TASK OBJECTIVE: Nothing outside the range from the line with "Emit a Python" to the line with "capsize=3, capthick=1.0, zorder=1)" belongs in the copy, and no pictures do either; repeat that range exactly.

· · · · · · ·

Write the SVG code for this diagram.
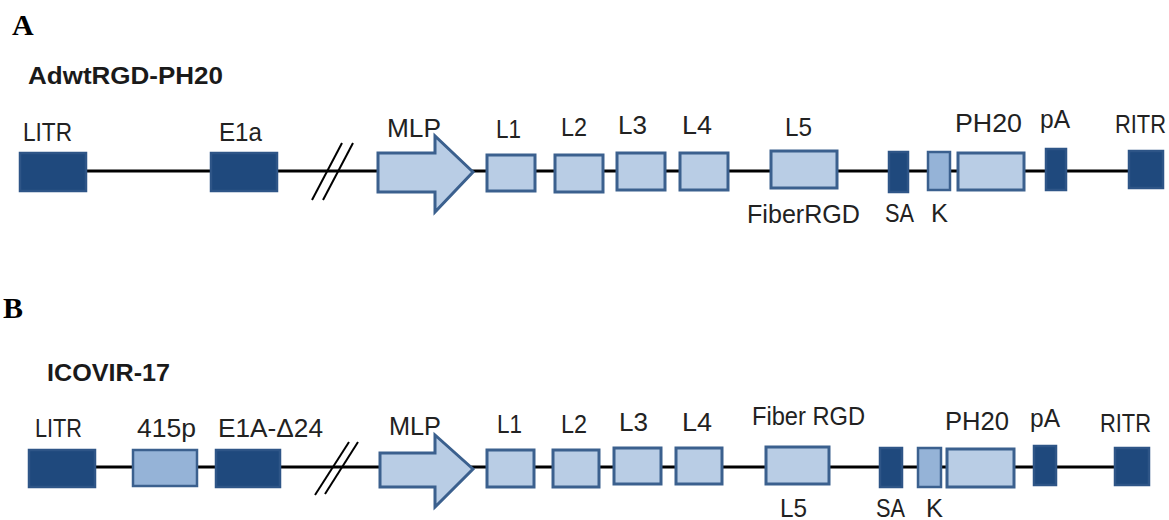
<svg xmlns="http://www.w3.org/2000/svg" width="1169" height="520" viewBox="0 0 1169 520">
  <style>
    .panel { font-family: "Liberation Serif", "Times New Roman", serif; font-weight: bold; font-size: 30px; fill: #000; }
    .title { font-family: "Liberation Sans", Arial, sans-serif; font-weight: bold; font-size: 24px; fill: #1a1a1a; }
    .lbl { font-family: "Liberation Sans", Arial, sans-serif; font-size: 26.5px; fill: #222; }
    .dark { fill: #1f497d; stroke: #2e5587; stroke-width: 2.5; }
    .light { fill: #b9cde5; stroke: #3b608e; stroke-width: 3; }
    .mid { fill: #95b3d7; stroke: #3b608e; stroke-width: 2.5; }
    .backbone { stroke: #000; stroke-width: 3; fill: none; }
    .cut { stroke: #000; stroke-width: 2; fill: none; }
  </style>

  <rect width="1169" height="520" fill="#fff"/>

  <!-- Panel A: AdwtRGD-PH20 -->
  <text class="panel" x="12" y="35">A</text>
  <text class="title" x="28" y="84" textLength="195" lengthAdjust="spacingAndGlyphs">AdwtRGD-PH20</text>

  <g id="connectors-a">
    <line class="backbone" x1="86" y1="171" x2="1129" y2="171"/>
    <line class="cut" x1="342" y1="143" x2="312" y2="200"/>
    <line class="cut" x1="353" y1="143" x2="323" y2="200"/>
  </g>

  <g id="a-litr"><rect class="dark" x="20" y="153" width="66" height="38"/>
    <text class="lbl" x="23" y="141" textLength="49" lengthAdjust="spacingAndGlyphs">LITR</text></g>
  <g id="a-e1a"><rect class="dark" x="211" y="153" width="66" height="38"/>
    <text class="lbl" x="219" y="141" textLength="43" lengthAdjust="spacingAndGlyphs">E1a</text></g>
  <g id="a-mlp"><polygon class="light" points="378,153 435,153 435,136 473,172 435,212 435,192 378,192"/>
    <text class="lbl" x="387" y="137" textLength="54" lengthAdjust="spacingAndGlyphs">MLP</text></g>
  <g id="a-l1"><rect class="light" x="487" y="155" width="48" height="36"/>
    <text class="lbl" x="496" y="138" textLength="25" lengthAdjust="spacingAndGlyphs">L1</text></g>
  <g id="a-l2"><rect class="light" x="555" y="155" width="48" height="37"/>
    <text class="lbl" x="561" y="136" textLength="26" lengthAdjust="spacingAndGlyphs">L2</text></g>
  <g id="a-l3"><rect class="light" x="617" y="153" width="48" height="37"/>
    <text class="lbl" x="618" y="134" textLength="29" lengthAdjust="spacingAndGlyphs">L3</text></g>
  <g id="a-l4"><rect class="light" x="680" y="153" width="48" height="37"/>
    <text class="lbl" x="682" y="134" textLength="30" lengthAdjust="spacingAndGlyphs">L4</text></g>
  <g id="a-l5"><rect class="light" x="771" y="151" width="66" height="37"/>
    <text class="lbl" x="785" y="136" textLength="27" lengthAdjust="spacingAndGlyphs">L5</text>
    <text class="lbl" x="747" y="223" textLength="113" lengthAdjust="spacingAndGlyphs">FiberRGD</text></g>
  <g id="a-sa"><rect class="dark" x="889" y="152" width="19" height="40"/>
    <text class="lbl" x="885" y="222" textLength="29" lengthAdjust="spacingAndGlyphs">SA</text></g>
  <g id="a-k"><rect class="mid" x="928" y="152" width="22" height="38"/>
    <text class="lbl" x="931" y="222" textLength="17" lengthAdjust="spacingAndGlyphs">K</text></g>
  <g id="a-ph20"><rect class="light" x="958" y="153" width="66" height="37"/>
    <text class="lbl" x="955" y="132" textLength="67" lengthAdjust="spacingAndGlyphs">PH20</text></g>
  <g id="a-pa"><rect class="dark" x="1046" y="149" width="20" height="41"/>
    <text class="lbl" x="1040" y="128" textLength="30" lengthAdjust="spacingAndGlyphs">pA</text></g>
  <g id="a-ritr"><rect class="dark" x="1129" y="151" width="34" height="37"/>
    <text class="lbl" x="1115" y="133" textLength="51" lengthAdjust="spacingAndGlyphs">RITR</text></g>

  <!-- Panel B: ICOVIR-17 -->
  <text class="panel" x="3" y="318">B</text>
  <text class="title" x="47" y="381" textLength="123" lengthAdjust="spacingAndGlyphs">ICOVIR-17</text>

  <g id="connectors-b">
    <line class="backbone" x1="95" y1="467" x2="1115" y2="467"/>
    <line class="cut" x1="349" y1="442" x2="315" y2="495"/>
    <line class="cut" x1="358" y1="442" x2="325" y2="494"/>
  </g>

  <g id="b-litr"><rect class="dark" x="29" y="450" width="66" height="37"/>
    <text class="lbl" x="35" y="437" textLength="47" lengthAdjust="spacingAndGlyphs">LITR</text></g>
  <g id="b-415p"><rect class="mid" x="133" y="450" width="64" height="36"/>
    <text class="lbl" x="137" y="437" textLength="59" lengthAdjust="spacingAndGlyphs">415p</text></g>
  <g id="b-e1a"><rect class="dark" x="216" y="450" width="64" height="37"/>
    <text class="lbl" x="218" y="437" textLength="105" lengthAdjust="spacingAndGlyphs">E1A-Δ24</text></g>
  <g id="b-mlp"><polygon class="light" points="380,453 435,453 435,435 473,469 435,507 435,487 380,487"/>
    <text class="lbl" x="389" y="435" textLength="52" lengthAdjust="spacingAndGlyphs">MLP</text></g>
  <g id="b-l1"><rect class="light" x="487" y="450" width="47" height="37"/>
    <text class="lbl" x="497" y="433" textLength="25" lengthAdjust="spacingAndGlyphs">L1</text></g>
  <g id="b-l2"><rect class="light" x="553" y="450" width="46" height="37"/>
    <text class="lbl" x="561" y="433" textLength="26" lengthAdjust="spacingAndGlyphs">L2</text></g>
  <g id="b-l3"><rect class="light" x="614" y="448" width="47" height="36"/>
    <text class="lbl" x="619" y="431" textLength="29" lengthAdjust="spacingAndGlyphs">L3</text></g>
  <g id="b-l4"><rect class="light" x="676" y="448" width="46" height="36"/>
    <text class="lbl" x="682" y="431" textLength="30" lengthAdjust="spacingAndGlyphs">L4</text></g>
  <g id="b-l5"><rect class="light" x="766" y="447" width="63" height="37"/>
    <text class="lbl" x="752" y="425" textLength="113" lengthAdjust="spacingAndGlyphs">Fiber RGD</text>
    <text class="lbl" x="780" y="517" textLength="27" lengthAdjust="spacingAndGlyphs">L5</text></g>
  <g id="b-sa"><rect class="dark" x="880" y="448" width="22" height="39"/>
    <text class="lbl" x="876" y="517" textLength="29" lengthAdjust="spacingAndGlyphs">SA</text></g>
  <g id="b-k"><rect class="mid" x="918" y="448" width="23" height="39"/>
    <text class="lbl" x="926" y="517" textLength="17" lengthAdjust="spacingAndGlyphs">K</text></g>
  <g id="b-ph20"><rect class="light" x="947" y="449" width="67" height="38"/>
    <text class="lbl" x="945" y="430" textLength="64" lengthAdjust="spacingAndGlyphs">PH20</text></g>
  <g id="b-pa"><rect class="dark" x="1034" y="446" width="22" height="39"/>
    <text class="lbl" x="1030" y="427" textLength="30" lengthAdjust="spacingAndGlyphs">pA</text></g>
  <g id="b-ritr"><rect class="dark" x="1115" y="448" width="34" height="37"/>
    <text class="lbl" x="1100" y="432" textLength="51" lengthAdjust="spacingAndGlyphs">RITR</text></g>
</svg>
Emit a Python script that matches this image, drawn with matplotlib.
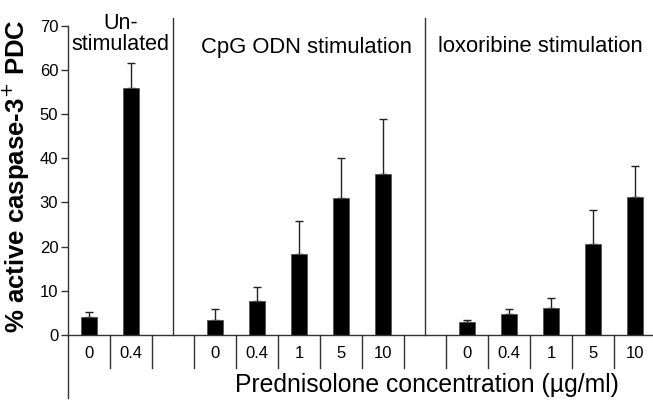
import matplotlib
matplotlib.use("Agg")
import matplotlib.pyplot as plt
import numpy as np

plt.rcParams['font.family'] = ['Liberation Sans', 'DejaVu Sans']

# Bar groups (empty slots separate the stimulation groups)
groups = ["Un-\nstimulated", "CpG ODN stimulation", "loxoribine stimulation"]
concentrations = [["0", "0.4"],
                  ["0", "0.4", "1", "5", "10"],
                  ["0", "0.4", "1", "5", "10"]]
means = [[4.1, 56.0],
         [3.5, 7.7, 18.4, 31.0, 36.5],
         [2.9, 4.7, 6.0, 20.7, 31.2]]
errors = [[1.2, 5.5],
          [2.3, 3.1, 7.5, 9.1, 12.3],
          [0.6, 1.1, 2.4, 7.7, 7.1]]

# Lay out slot positions: one empty slot between groups
positions, labels, vals, errs = [], [], [], []
separators = []
slot = 0
for gi, (conc, m, e) in enumerate(zip(concentrations, means, errors)):
    for c, v, er in zip(conc, m, e):
        positions.append(slot)
        labels.append(c)
        vals.append(v)
        errs.append(er)
        slot += 1
    if gi < len(concentrations) - 1:
        separators.append(slot)
        slot += 1

W, H = 653, 404
fig = plt.figure(figsize=(W / 100, H / 100), dpi=100)
px_left, px_right = 68, 653
px_top, px_bottom = 25.7, 335
ax = fig.add_axes([px_left / W, (H - px_bottom) / H,
                   (px_right - px_left) / W, (px_bottom - px_top) / H])

slot_px = 42.0
xmax = -0.5 + (px_right - px_left) / slot_px
ax.set_xlim(-0.5, xmax)
ax.set_ylim(0, 70)

ax.bar(positions, vals, width=0.4, color='black', edgecolor='#555555',
       linewidth=0.6, zorder=2)
ax.errorbar(positions, vals, yerr=[np.zeros(len(errs)), errs], fmt='none',
            ecolor='#222222', elinewidth=1.0, capsize=3, capthick=1.0, zorder=1)

# Axes styling
for s in ['top', 'right']:
    ax.spines[s].set_visible(False)
ax.spines['left'].set_color('#333333')
ax.spines['bottom'].set_color('#333333')
ax.spines['left'].set_linewidth(1.0)
ax.spines['bottom'].set_linewidth(1.0)
ax.set_yticks(np.arange(0, 71, 10))
ax.tick_params(axis='y', direction='out', length=5, width=1.0, color='#333333',
               labelsize=12, pad=2)
ax.set_xticks([])

# Group separators above the axis
sep_top = 70 + (px_top - 18) / (px_bottom - px_top) * 70
for s in separators:
    ax.plot([s, s], [0, sep_top], color='#333333', lw=1.0, clip_on=False, zorder=3)

# Category table below the axis
to_y = lambda py: (px_bottom - py) / (px_bottom - px_top) * 70
y_div = to_y(368)
for b in np.arange(0.5, xmax, 1.0):
    ax.plot([b, b], [0, y_div], color='#333333', lw=1.0, clip_on=False)
ax.plot([-0.5, -0.5], [0, to_y(398)], color='#333333', lw=1.0, clip_on=False)
for p, lab in zip(positions, labels):
    ax.text(p, to_y(354), lab, ha='center', va='center', fontsize=12)

# Group titles, placed between the separators
title_x = [0.75, 5.17, 10.74]
ax.text(title_x[0], to_y(34), groups[0], ha='center', va='center', fontsize=15.5,
        linespacing=1.05, clip_on=False)
for gi in (1, 2):
    ax.text(title_x[gi], to_y(47), groups[gi], ha='center', va='center',
            fontsize=15.8, clip_on=False)

fig.text(427 / W, 1 - 385 / H, "Prednisolone concentration (\u00b5g/ml)",
         ha='center', va='center', fontsize=17.8)
fig.text(16 / W, 1 - 176 / H, "% active caspase-3$^{+}$ PDC", rotation=90,
         ha='center', va='center', fontsize=18.5, fontweight='bold')

fig.savefig("out.png", dpi=100)
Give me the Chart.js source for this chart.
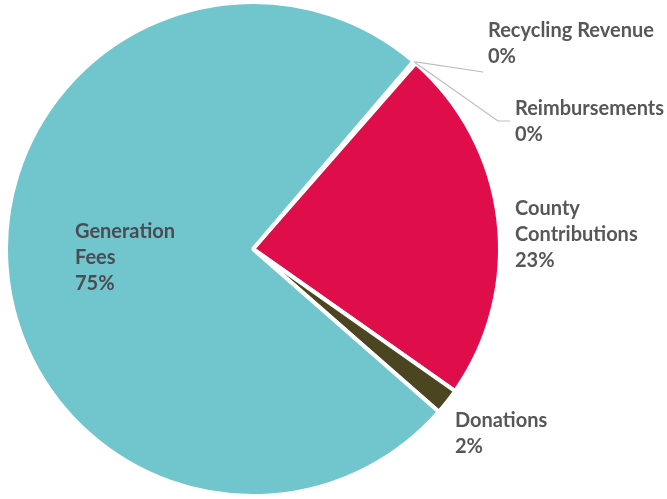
<!DOCTYPE html>
<html>
<head>
<meta charset="utf-8">
<script src="https://cdn.jsdelivr.net/npm/chart.js@4"></script>
<style>
html,body{margin:0;padding:0;background:#fff;}
#wrap{width:667px;height:499px;}
</style>
</head>
<body>
<div id="wrap"><canvas id="c" width="667" height="499"></canvas></div>
<script>
// ---- data ----
const categories = ['Recycling Revenue', 'Reimbursements', 'County Contributions', 'Donations', 'Generation Fees'];
const labelLines = [['Recycling Revenue'], ['Reimbursements'], ['County', 'Contributions'], ['Donations'], ['Generation', 'Fees']];
const values = [0.1, 0.1, 23.3, 1.7, 74.8];
const colors = ['#8A8A8A', '#B0B0B0', '#E00D4B', '#4B4522', '#71C5CD'];

// label placement (offsets from pie centre, px) and leader elbows
const placement = [
  {dx: 235, dy: -212, leader: [[230, -177]]},
  {dx: 262, dy: -134, leader: [[245, -128], [257, -128]]},
  {dx: 262, dy: -34},
  {dx: 202, dy: 178},
  {dx: -178, dy: -11}
];

const FONT = 'bold 20px Lato';
const LINE_H = 26;

const labelPlugin = {
  id: 'sliceLabels',
  afterDatasetsDraw(chart) {
    const ctx = chart.ctx;
    const meta = chart.getDatasetMeta(0);
    const total = values.reduce((a, b) => a + b, 0);
    ctx.save();
    meta.data.forEach((arc, i) => {
      const {x, y, outerRadius, startAngle, endAngle} = arc.getProps(['x', 'y', 'outerRadius', 'startAngle', 'endAngle'], true);
      const mid = (startAngle + endAngle) / 2;
      const p = placement[i];
      if (p.leader) {
        ctx.strokeStyle = '#BDBDBD';
        ctx.lineWidth = 1.2;
        ctx.beginPath();
        ctx.moveTo(x + Math.cos(mid) * outerRadius, y + Math.sin(mid) * outerRadius);
        p.leader.forEach(pt => ctx.lineTo(x + pt[0], y + pt[1]));
        ctx.stroke();
      }
      const lines = labelLines[i].concat([Math.round(values[i] / total * 100) + '%']);
      ctx.font = FONT;
      ctx.fillStyle = i === 4 ? '#4B4B53' : '#575757';
      ctx.textAlign = 'left';
      ctx.textBaseline = 'alphabetic';
      lines.forEach((t, k) => ctx.fillText(t, x + p.dx, y + p.dy + k * LINE_H));
    });
    ctx.restore();
  }
};

new Chart(document.getElementById('c'), {
  type: 'pie',
  data: {
    labels: categories,
    datasets: [{
      data: values,
      backgroundColor: colors,
      borderColor: '#FFFFFF',
      borderWidth: 4
    }]
  },
  options: {
    responsive: false,
    animation: false,
    rotation: 40.5,
    layout: {padding: {left: 4, right: 165, top: 0, bottom: 1}},
    plugins: {legend: {display: false}, tooltip: {enabled: false}}
  },
  plugins: [labelPlugin]
});
</script>
</body>
</html>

· · · · · · ·

WRITTEN SOLUTION:
Emit a Python script that matches this image, drawn with matplotlib.
import matplotlib
matplotlib.use("Agg")
import matplotlib.pyplot as plt
import numpy as np

plt.rcParams['font.family'] = ['Liberation Sans', 'DejaVu Sans']

# Bar groups (empty slots separate the stimulation groups)
groups = ["Un-\nstimulated", "CpG ODN stimulation", "loxoribine stimulation"]
concentrations = [["0", "0.4"],
                  ["0", "0.4", "1", "5", "10"],
                  ["0", "0.4", "1", "5", "10"]]
means = [[4.1, 56.0],
         [3.5, 7.7, 18.4, 31.0, 36.5],
         [2.9, 4.7, 6.0, 20.7, 31.2]]
errors = [[1.2, 5.5],
          [2.3, 3.1, 7.5, 9.1, 12.3],
          [0.6, 1.1, 2.4, 7.7, 7.1]]

# Lay out slot positions: one empty slot between groups
positions, labels, vals, errs = [], [], [], []
separators = []
slot = 0
for gi, (conc, m, e) in enumerate(zip(concentrations, means, errors)):
    for c, v, er in zip(conc, m, e):
        positions.append(slot)
        labels.append(c)
        vals.append(v)
        errs.append(er)
        slot += 1
    if gi < len(concentrations) - 1:
        separators.append(slot)
        slot += 1

W, H = 653, 404
fig = plt.figure(figsize=(W / 100, H / 100), dpi=100)
px_left, px_right = 68, 653
px_top, px_bottom = 25.7, 335
ax = fig.add_axes([px_left / W, (H - px_bottom) / H,
                   (px_right - px_left) / W, (px_bottom - px_top) / H])

slot_px = 42.0
xmax = -0.5 + (px_right - px_left) / slot_px
ax.set_xlim(-0.5, xmax)
ax.set_ylim(0, 70)

ax.bar(positions, vals, width=0.4, color='black', edgecolor='#555555',
       linewidth=0.6, zorder=2)
ax.errorbar(positions, vals, yerr=[np.zeros(len(errs)), errs], fmt='none',
            ecolor='#222222', elinewidth=1.0, capsize=3, capthick=1.0, zorder=1)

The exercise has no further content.